The training and evaluation functions.

NOTE: This has to be in a different file than main because we want to allow registering different variants of the train_and_evaluate function for different algorithms with functools.singledispatch. If we have everything in main.py, the registration doesn't happen correctly.

train_and_evaluate #

train_and_evaluate(
    algorithm,
    /,
    *,
    datamodule: LightningDataModule | None = None,
    config: Config,
)

Generic function that trains and evaluates a learning algorithm.

This by default assumes that the algorithm is a LightningModule, but can be extended to implement specific training / evaluation procedures for different algorithms.

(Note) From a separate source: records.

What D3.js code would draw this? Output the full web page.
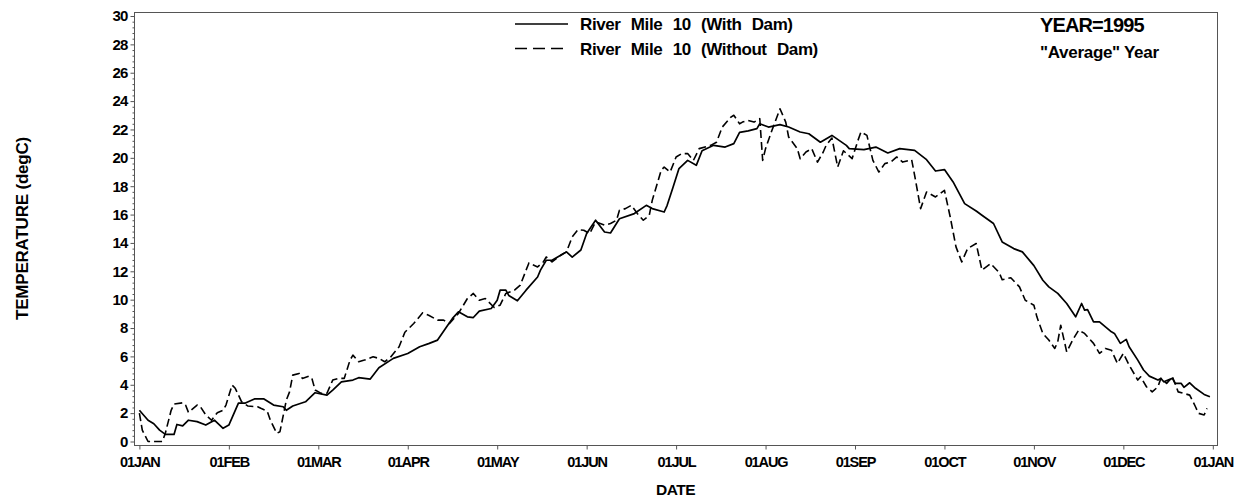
<!DOCTYPE html>
<html>
<head>
<meta charset="utf-8">
<script src="https://cdn.jsdelivr.net/npm/d3@7/dist/d3.min.js"></script>
<style>
  html, body { margin: 0; padding: 0; background: #fff; }
  svg { display: block; }
  text { font-family: "Liberation Sans", Arial, Helvetica, sans-serif; font-weight: bold; fill: #000; }
</style>
</head>
<body>
<svg id="chart" width="1239" height="498"></svg>
<script>
// ---------------- DATA ----------------
const year = 1995;
const seriesNames = ["River Mile 10 (With Dam)", "River Mile 10 (Without Dam)"];
const yTickValues = [0,2,4,6,8,10,12,14,16,18,20,22,24,26,28,30];
const monthTickIndex = [0,1,2,3,4,5,6,7,8,9,10,11,12]; // 01JAN .. 01JAN next year

// day of year (0 = 01JAN) and temperature (degC)
const withDamDay = [0,3,5,7,9,12,13,15,17,20,23,26,29,31,34,36,39,42,45,48,49,51,55,58,62,64,67,71,73,77,80,85,90,94,97,100,103,105,107,110,112,114,118,120,121,123,124,127,130,134,135,137,139,142,144,146,149,151,154,157,159,162,167,171,173,177,178,180,182,185,188,190,194,198,201,203,206,209,210,213,217,220,224,227,231,235,240,241,246,250,254,258,263,267,270,273,276,280,284,286,290,293,297,300,304,307,309,312,315,318,320,321,322,324,326,330,331,333,335,336,339,341,343,346,347,348,351,352,354,355,357,359,362,364];
const withDamTemp = [2.2,1.5,1.25,0.8,0.5,0.5,1.2,1.1,1.5,1.4,1.16,1.5,0.93,1.16,2.7,2.7,3.0,3.0,2.57,2.45,2.2,2.5,2.8,3.44,3.27,3.63,4.2,4.33,4.5,4.4,5.2,5.86,6.2,6.68,6.9,7.15,8.08,8.68,9.14,8.79,8.74,9.19,9.38,9.96,10.67,10.67,10.3,9.92,10.67,11.6,12.08,12.78,12.78,13.13,13.37,13.0,13.5,14.66,15.6,14.77,14.7,15.7,16.07,16.65,16.42,16.18,16.65,17.94,19.24,19.82,19.47,20.5,20.88,20.76,21.0,21.8,21.9,22.06,22.4,22.17,22.34,22.17,21.82,21.7,21.1,21.58,20.88,20.65,20.58,20.76,20.34,20.65,20.53,19.87,19.07,19.17,18.3,16.77,16.25,15.95,15.37,14.07,13.6,13.37,12.4,11.37,10.9,10.44,9.73,8.79,9.73,9.26,9.3,8.44,8.44,7.73,7.62,6.92,7.2,6.68,5.74,5.04,4.61,4.33,4.45,4.21,4.45,4.1,4.1,3.82,4.14,3.75,3.32,3.15];

const withoutDamDay = [0,1,3,8,9,11,12,15,16,17,20,21,23,25,27,29,30,32,33,35,37,40,41,43,44,46,47,49,50,51,53,54,56,57,58,60,62,64,66,68,70,71,73,75,78,80,82,84,87,89,92,95,97,100,102,104,107,110,112,114,116,119,121,123,126,128,130,131,134,136,137,139,142,144,146,148,150,152,154,157,159,161,162,164,166,168,170,172,173,176,177,179,181,183,185,187,189,193,195,197,200,201,203,204,206,208,210,211,212,214,217,219,220,223,224,226,228,230,232,233,235,237,239,242,244,245,247,249,251,253,255,257,259,262,263,265,267,270,273,275,277,279,281,284,286,289,292,293,296,299,301,304,305,307,309,311,312,313,315,317,319,321,324,326,328,330,332,334,336,339,340,342,344,346,347,349,351,353,355,357,359,360,362,363];
const withoutDamTemp = [2.0,0.8,0,0,0.6,2.2,2.64,2.73,2.57,2.05,2.57,2.5,1.87,1.5,2.03,2.2,2.57,3.98,3.75,2.8,2.5,2.45,2.34,2.15,1.5,0.58,0.69,2.92,3.5,4.68,4.8,4.45,4.61,4.45,3.63,3.39,3.4,4.33,4.45,4.45,5.74,6.09,5.62,5.74,5.97,5.86,5.62,5.93,6.68,7.7,8.32,9.07,8.9,8.56,8.56,8.32,9.03,10.08,10.44,9.96,10.08,9.45,9.61,10.44,10.67,11.02,12.08,12.59,12.31,12.66,13.01,12.66,13.13,13.37,14.42,14.94,14.89,14.66,15.48,15.25,15.37,15.6,16.3,16.42,16.65,16.07,15.6,15.95,17.0,19.12,19.35,19.0,20.06,20.3,20.3,19.82,20.65,20.88,21.1,22.17,22.87,23.0,22.4,22.52,22.64,22.52,22.76,19.82,20.65,21.82,23.46,22.52,21.47,20.65,19.94,20.41,20.65,19.7,20.41,20.88,21.4,19.35,20.5,19.94,21.23,21.82,21.58,19.82,19.0,19.59,19.7,20.06,19.7,19.87,18.77,16.42,17.59,17.24,17.71,15.83,13.72,12.66,13.6,13.96,12.08,12.55,11.9,11.4,11.55,10.9,9.96,9.61,8.79,7.62,7.15,6.56,7.03,8.2,6.32,7.15,7.85,7.62,6.92,6.21,6.56,6.44,5.51,6.21,5.39,4.33,4.56,3.86,3.5,3.86,4.45,4.1,4.56,3.5,3.39,3.27,2.45,1.99,1.87,2.34];

// ---------------- LAYOUT ----------------
const frame = { left: 134, right: 1217, top: 12, bottom: 445 };
const xFirst = 139.4, xLast = 1212.8;
const yZero = 441.5, yTop = 16;

const svg = d3.select("#chart");

const monthStarts = monthTickIndex.map(m => new Date(year, m, 1));
const step = (xLast - xFirst) / (monthStarts.length - 1);
const x = d3.scaleTime()
  .domain(monthStarts)
  .range(monthStarts.map((d, i) => xFirst + i * step));
const y = d3.scaleLinear().domain([0, 30]).range([yZero, yTop]);

const toDate = d => new Date(year, 0, 1 + d);
const fmt = d3.timeFormat("%d%b");

// frame
svg.append("rect")
  .attr("x", frame.left + 0.5).attr("y", frame.top + 0.5)
  .attr("width", frame.right - frame.left).attr("height", frame.bottom - frame.top)
  .attr("fill", "none").attr("stroke", "#555").attr("stroke-width", 1);

// y axis
const minorY = d3.range(0, 30.001, 0.4).filter(v => Math.abs(v / 2 - Math.round(v / 2)) > 1e-6);
const yAxisMinor = d3.axisLeft(y).tickValues(minorY).tickSize(2).tickFormat("");
const yAxis = d3.axisLeft(y).tickValues(yTickValues).tickSize(4).tickPadding(3).tickFormat(d3.format("d"));

const gyMinor = svg.append("g").attr("transform", `translate(${frame.left + 0.5},0)`).call(yAxisMinor);
gyMinor.select(".domain").remove();
gyMinor.selectAll("line").attr("stroke", "#555");
const gy = svg.append("g").attr("transform", `translate(${frame.left + 0.5},0)`).call(yAxis);
gy.select(".domain").remove();
gy.selectAll("line").attr("stroke", "#555");
gy.selectAll("text")
  .style("font-family", '"Liberation Sans", Arial, sans-serif')
  .style("font-weight", "bold").style("font-size", "15px")
  .style("letter-spacing", "-0.8px").attr("fill", "#000");

// x axis
const xAxis = d3.axisBottom(x).tickValues(monthStarts).tickSize(4).tickPadding(7)
  .tickFormat(d => fmt(d).toUpperCase());
const gx = svg.append("g").attr("transform", `translate(0,${frame.bottom + 0.5})`).call(xAxis);
gx.select(".domain").remove();
gx.selectAll("line").attr("stroke", "#555");
gx.selectAll("text")
  .style("font-family", '"Liberation Sans", Arial, sans-serif')
  .style("font-weight", "bold").style("font-size", "14.5px")
  .style("letter-spacing", "-1.1px").attr("fill", "#000");

// axis titles
svg.append("text")
  .attr("x", (frame.left + frame.right) / 2).attr("y", 494.5)
  .attr("text-anchor", "middle").style("font-size", "15.5px").style("letter-spacing", "-0.5px")
  .text("DATE");
svg.append("text")
  .attr("transform", `translate(28,${(frame.top + frame.bottom) / 2}) rotate(-90)`)
  .attr("text-anchor", "middle").style("font-size", "17px").style("letter-spacing", "-0.2px")
  .text("TEMPERATURE (degC)");

// lines
const line = d3.line().x(d => x(toDate(d[0]))).y(d => y(d[1]));
const withDam = withDamDay.map((d, i) => [d, withDamTemp[i]]);
const withoutDam = withoutDamDay.map((d, i) => [d, withoutDamTemp[i]]);

svg.append("path").datum(withoutDam).attr("d", line)
  .attr("fill", "none").attr("stroke", "#000").attr("stroke-width", 1.6)
  .attr("stroke-dasharray", "8,4").attr("stroke-linejoin", "round");
svg.append("path").datum(withDam).attr("d", line)
  .attr("fill", "none").attr("stroke", "#000").attr("stroke-width", 1.7)
  .attr("stroke-linejoin", "round");

// legend
const legend = svg.append("g");
[0, 1].forEach(i => {
  const ly = 24 + i * 24.5;
  legend.append("line").attr("x1", 515).attr("x2", 568).attr("y1", ly).attr("y2", ly)
    .attr("stroke", "#000").attr("stroke-width", 1.5)
    .attr("stroke-dasharray", i === 1 ? "12,6" : null);
  legend.append("text").attr("x", 580).attr("y", ly + 6)
    .style("font-size", "17px").style("letter-spacing", "-0.4px").style("word-spacing", "6px")
    .text(seriesNames[i]);
});

// annotation
svg.append("text").attr("x", 1040).attr("y", 32).style("font-size", "20px").style("letter-spacing", "-0.9px")
  .text("YEAR=" + year);
svg.append("text").attr("x", 1040).attr("y", 58).style("font-size", "17px").style("letter-spacing", "-0.3px")
  .text('"Average" Year');
</script>
</body>
</html>
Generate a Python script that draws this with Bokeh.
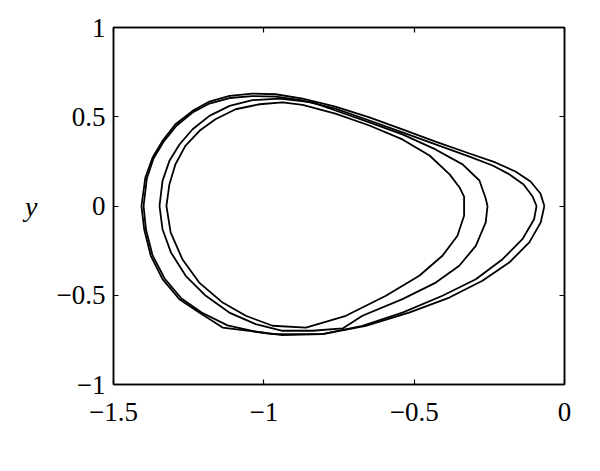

The default implementation here does roughly the same thing as https://github.com/ashleve/lightning-hydra-template/blob/main/src/train.py

  1. Instantiates the experiment components from the Hydra configuration:
    • algorithm (already instantiated)
    • trainer
    • datamodule (optional)
  2. Calls trainer.fit to train the algorithm
  3. Calls trainer.evaluate or trainer.test to evaluate the model
  4. Returns the metrics.

Extending to other algorithms or training procedures#

For example, if your algorithm has to be trained in two distinct phases, or if you want to use a different kind of Trainer that does something other than just call .fit and .evaluate, you could do something like this:

@train_and_evaluate.register(MyAlgorithm)
def train_and_evaluate_my_algo(algorithm: MyAlgorithm, /, *, trainer, datamodule)
    # making this up, this isn't doable with any of the datamodules at the moment.
    datamodule.set_task(1)
    trainer.fit(algorithm, datamodule)

    datamodule.set_task(2)
    trainer.fit(algorithm, datamodule)

evaluate_lightning #

evaluate_lightning(
    algorithm: LightningModule,
    /,
    *,
    trainer: Trainer,
    datamodule: LightningDataModule | None = None,
) -> tuple[str, float | None, dict]

Evaluates the algorithm and returns the metrics.

By default, if validation is to be performed, returns the validation error. Returns the training error when trainer.overfit_batches != 0 (e.g. when debugging or testing). Otherwise, if trainer.limit_val_batches == 0, returns the test error.

instantiate_trainer #

instantiate_trainer(
    trainer_config: dict | DictConfig,
) -> Trainer | Any

Instantiates the callbacks and loggers first, then creates the trainer from its config.

instantiate_values #

instantiate_values(
    config_dict: DictConfig | None,
) -> list[Any] | None

Returns the list of objects at the values in this dict of configs.

This is used for the config of the trainer/logger and trainer/callbacks fields, where we can combine multiple config groups by adding entries in a dict.

For example, using trainer/logger=wandb and trainer/logger=tensorboard would result in a dict with wandb and tensorboard as keys, and the corresponding config groups as values.

This would then return a list with the instantiated WandbLogger and TensorBoardLogger objects.